■ Required work
Without the pictures, extract every line from the start of the material to the line containing "5500, 6000, 6500]", both ends included.
+++ Source data +++
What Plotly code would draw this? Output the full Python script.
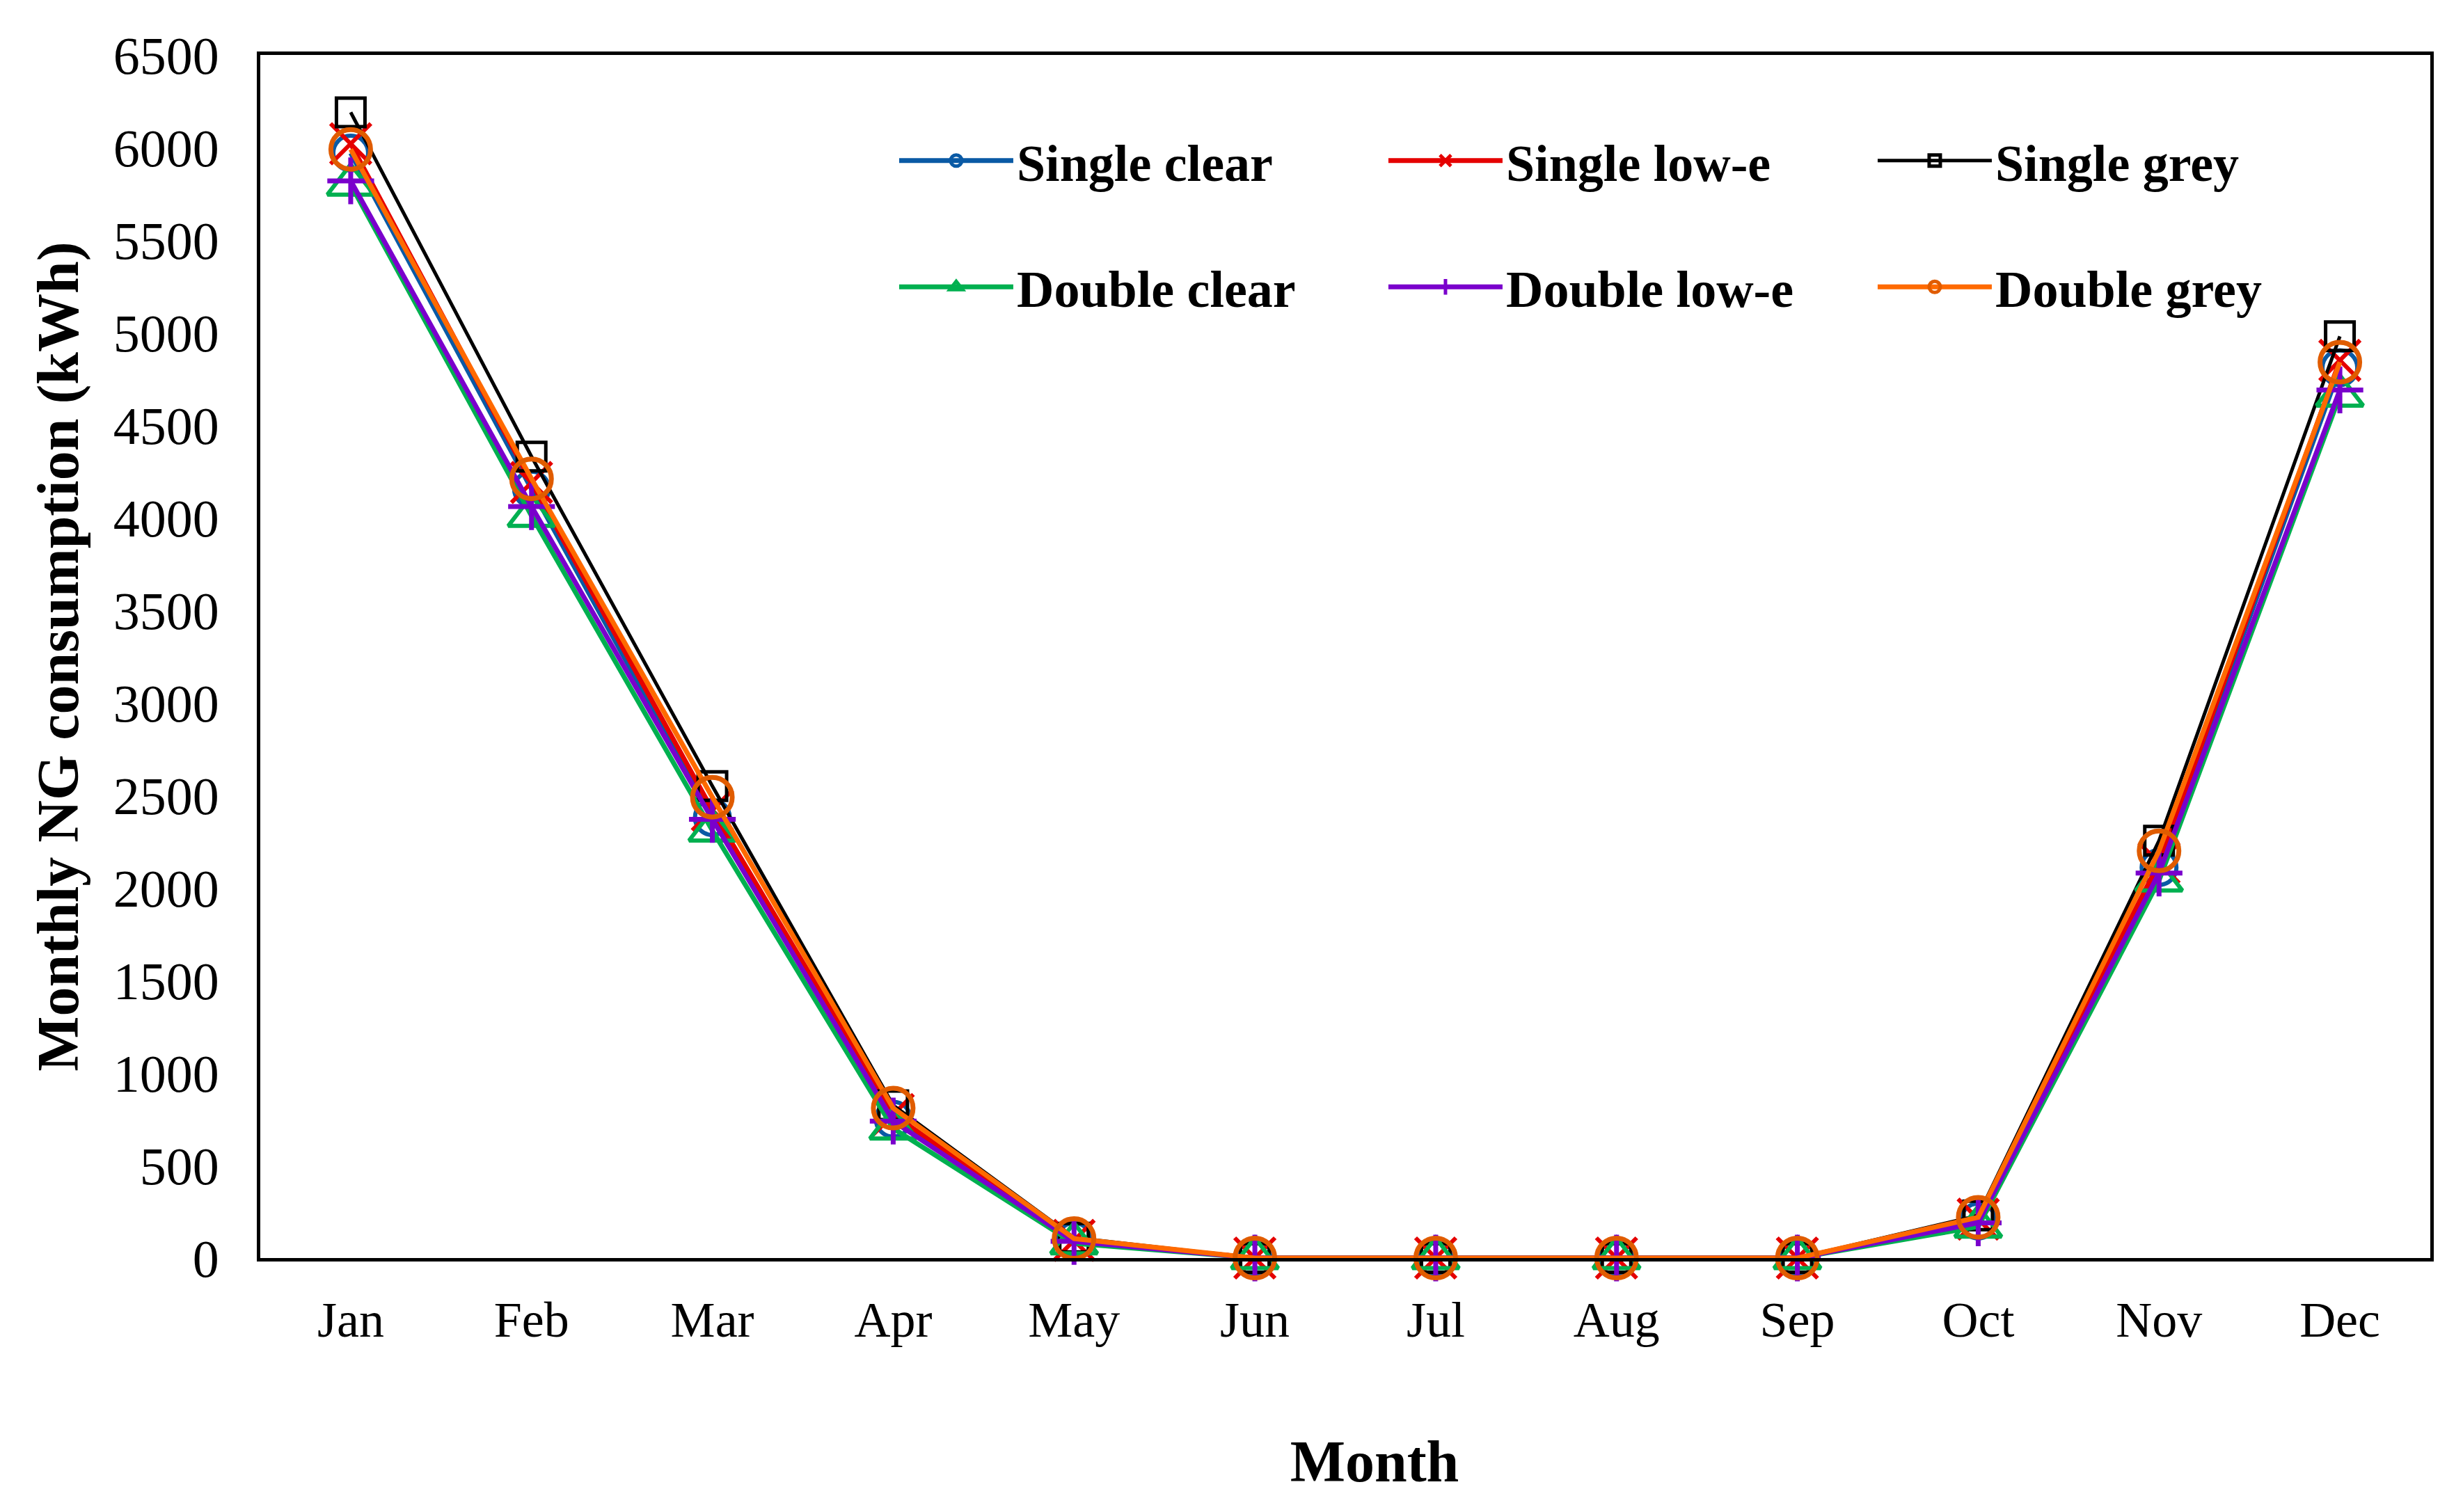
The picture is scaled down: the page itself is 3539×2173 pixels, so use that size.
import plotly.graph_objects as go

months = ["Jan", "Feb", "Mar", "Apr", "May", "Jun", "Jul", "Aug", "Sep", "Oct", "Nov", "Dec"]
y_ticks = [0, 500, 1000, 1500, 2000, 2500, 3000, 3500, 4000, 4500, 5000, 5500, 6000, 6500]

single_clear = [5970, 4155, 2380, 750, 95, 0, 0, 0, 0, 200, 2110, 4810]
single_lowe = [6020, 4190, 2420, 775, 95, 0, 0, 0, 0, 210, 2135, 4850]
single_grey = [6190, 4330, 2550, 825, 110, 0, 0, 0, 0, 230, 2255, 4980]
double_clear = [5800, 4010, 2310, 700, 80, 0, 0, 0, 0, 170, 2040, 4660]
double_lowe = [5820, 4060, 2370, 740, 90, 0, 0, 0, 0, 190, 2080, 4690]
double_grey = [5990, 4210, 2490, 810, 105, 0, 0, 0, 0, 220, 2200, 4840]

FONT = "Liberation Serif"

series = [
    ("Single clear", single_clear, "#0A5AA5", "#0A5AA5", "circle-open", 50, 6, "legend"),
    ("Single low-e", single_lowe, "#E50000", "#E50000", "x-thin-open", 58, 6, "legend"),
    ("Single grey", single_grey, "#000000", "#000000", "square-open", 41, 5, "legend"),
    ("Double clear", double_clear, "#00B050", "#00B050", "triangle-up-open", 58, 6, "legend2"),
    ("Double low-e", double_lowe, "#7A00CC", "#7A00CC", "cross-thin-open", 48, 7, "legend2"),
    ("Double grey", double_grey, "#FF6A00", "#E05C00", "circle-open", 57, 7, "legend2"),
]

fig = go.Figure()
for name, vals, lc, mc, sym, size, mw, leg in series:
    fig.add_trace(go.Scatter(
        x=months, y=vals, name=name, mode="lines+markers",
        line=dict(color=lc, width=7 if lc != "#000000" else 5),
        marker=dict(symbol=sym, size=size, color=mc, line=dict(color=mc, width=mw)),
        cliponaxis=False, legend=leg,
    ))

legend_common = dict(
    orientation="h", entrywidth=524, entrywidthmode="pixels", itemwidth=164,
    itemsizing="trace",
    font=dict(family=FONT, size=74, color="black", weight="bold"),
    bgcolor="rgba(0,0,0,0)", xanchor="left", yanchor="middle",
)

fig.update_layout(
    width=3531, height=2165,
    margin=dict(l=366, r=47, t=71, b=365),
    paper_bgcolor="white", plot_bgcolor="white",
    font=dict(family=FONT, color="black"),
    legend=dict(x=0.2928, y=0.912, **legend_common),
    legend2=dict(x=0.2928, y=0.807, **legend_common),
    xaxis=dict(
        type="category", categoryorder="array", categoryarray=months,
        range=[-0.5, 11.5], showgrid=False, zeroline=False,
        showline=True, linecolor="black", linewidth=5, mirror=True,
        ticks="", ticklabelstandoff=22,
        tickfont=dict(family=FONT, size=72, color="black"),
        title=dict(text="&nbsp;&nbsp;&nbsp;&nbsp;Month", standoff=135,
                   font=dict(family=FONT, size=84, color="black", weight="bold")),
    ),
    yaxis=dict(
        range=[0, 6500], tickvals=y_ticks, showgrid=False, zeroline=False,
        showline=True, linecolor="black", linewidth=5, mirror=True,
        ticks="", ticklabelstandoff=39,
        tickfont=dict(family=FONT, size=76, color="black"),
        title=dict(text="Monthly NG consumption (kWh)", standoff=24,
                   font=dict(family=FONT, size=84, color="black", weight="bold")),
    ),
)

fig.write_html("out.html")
+++
■ Correct output
What Plotly code would draw this? Output the full Python script.
The picture is scaled down: the page itself is 3539×2173 pixels, so use that size.
import plotly.graph_objects as go

months = ["Jan", "Feb", "Mar", "Apr", "May", "Jun", "Jul", "Aug", "Sep", "Oct", "Nov", "Dec"]
y_ticks = [0, 500, 1000, 1500, 2000, 2500, 3000, 3500, 4000, 4500, 5000, 5500, 6000, 6500]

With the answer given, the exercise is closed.